37 Databricks Use Case - 1
Overview of Catalog Objects in Databricks
Previous class topics included:
Understanding catalog objects such as tables, volumes management, and schemas.
Introduction to Unity Catalog.
Objective of Current Class
Focus on real-time scenarios using a PostgreSQL database as an external data source.
Three datasets utilized within PostgreSQL:
Customers dataset
Product master dataset
Sales order dataset (item-level data that can include multiple products per order)
Description of sales order data: includes item date, price, quantity, etc.
Setup of Database Environment
Use case involves building a catalog in Databricks with:
A schema encompassing necessary tables: customer, product, and sales.
Views to facilitate querying and dashboards for data visualization.

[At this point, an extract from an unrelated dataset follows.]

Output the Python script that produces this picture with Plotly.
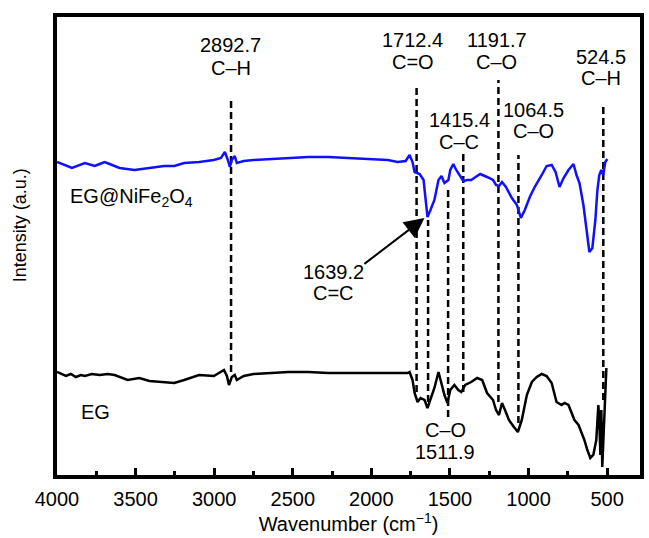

Creation of notebooks for data handling and a properly structured dashboard.
Connecting to PostgreSQL Database:
Utilizing a JDBC connector from Databricks to PostgreSQL, assuming public IP is available.
Notes that the database could also be an SAP system instead of Postgres without losing the overall concept.
Creating PostgreSQL Database via Docker
Access Docker Hub:
Search for PostgreSQL official image.
Utilize the image for container setup on Azure.
Setting up on Azure: (To Create Docker Container)
Select "Container Instance" under Azure services.
Specify resource group and name (e.g., DB_example).
Choose region (e.g., Central India).
Optionally adjust container size and specifications, including networking.
Set public access and TCP port 5432 for PostgreSQL access.
Environment Variables:
Required variables to set:
POSTGRES_PASSWORD(for database password)POSTGRES_USER(for database username)
Illustrates how to initiate PostgreSQL container from the official image on Docker Hub.
Connecting to PostgreSQL
Start the PostgreSQL container.
Obtain IP address of the running container.
Connect using a database client like DB.
Needs connection parameters:
IP address
Host: TCP port 5432
Database name: Postgres
Username and password set up earlier.
Data Generation in Databricks
Objectives:
Use Python notebooks to dynamically generate datasets for the three tables: customer, product, and sales orders.
Data generation options adapted for both full data load and delta load.
Delta loading allows adding new records without overriding existing dataset.
Implementation:
Created individual notebooks for:
Customer data
Product data
Sales order data
An additional notebook consolidates data, allowing creation and analysis of views in the Databricks workspace.
Notebook Automation and Scheduling
Notebooks require scheduling for automation in real-world scenarios.
Used Databricks workflows for job scheduling to handle execution of notebooks automatically.
Job Creation Steps:
Define tasks for each notebook to load data (customer master, product master, sales orders).
Manage dependencies to ensure correct execution order.
Parameterize notebooks to accept interactive inputs when loading data.
Set up notifications for both success and failure of each task.
Data Loading Process and Transformations
Transformation through Delta Lake enables:
Insert, update, delete capabilities.
Use of "MERGE" command to handle new data efficiently based on unique identifiers (e.g., order ID).
**Executing SQL Queries:
Identify new rows added to sales order table.
Aggregate and process to create final datasets.**
Building Visualizations and Dashboards in Databricks
Visualizations serve to analyze data trends, such as:
Customer revenue trends per year.
Product sales dynamics over specified time periods.
Creation of dashboards using:
Traditional notebook visualizations aggregated into a single dashboard.
Separate dashboard creation from SQL queries directly for enhanced UX.
Key Concepts in Data Analysis
Importance of making complex data analyses accessible to non-technical stakeholders.
Ensuring data accuracy by processing fresh datasets regularly.
Discussion points on data performance handling in large datasets spanning billions of rows.
Summary of Scheduling and Monitoring Jobs
Comprehensive job monitoring view to track execution statuses in Databricks.
Jobs should be tracked and monitored for timely execution and troubleshooting.
Scheduling involves:
Time-based automation.
File arrival triggers for dynamic data loading.
Questions and Challenges
Continuously engage participants about understanding project parameters and code snippets shared by a colleague who is a senior developer.
Integrate learnings by discussing the implications of various design choices in real-time projects.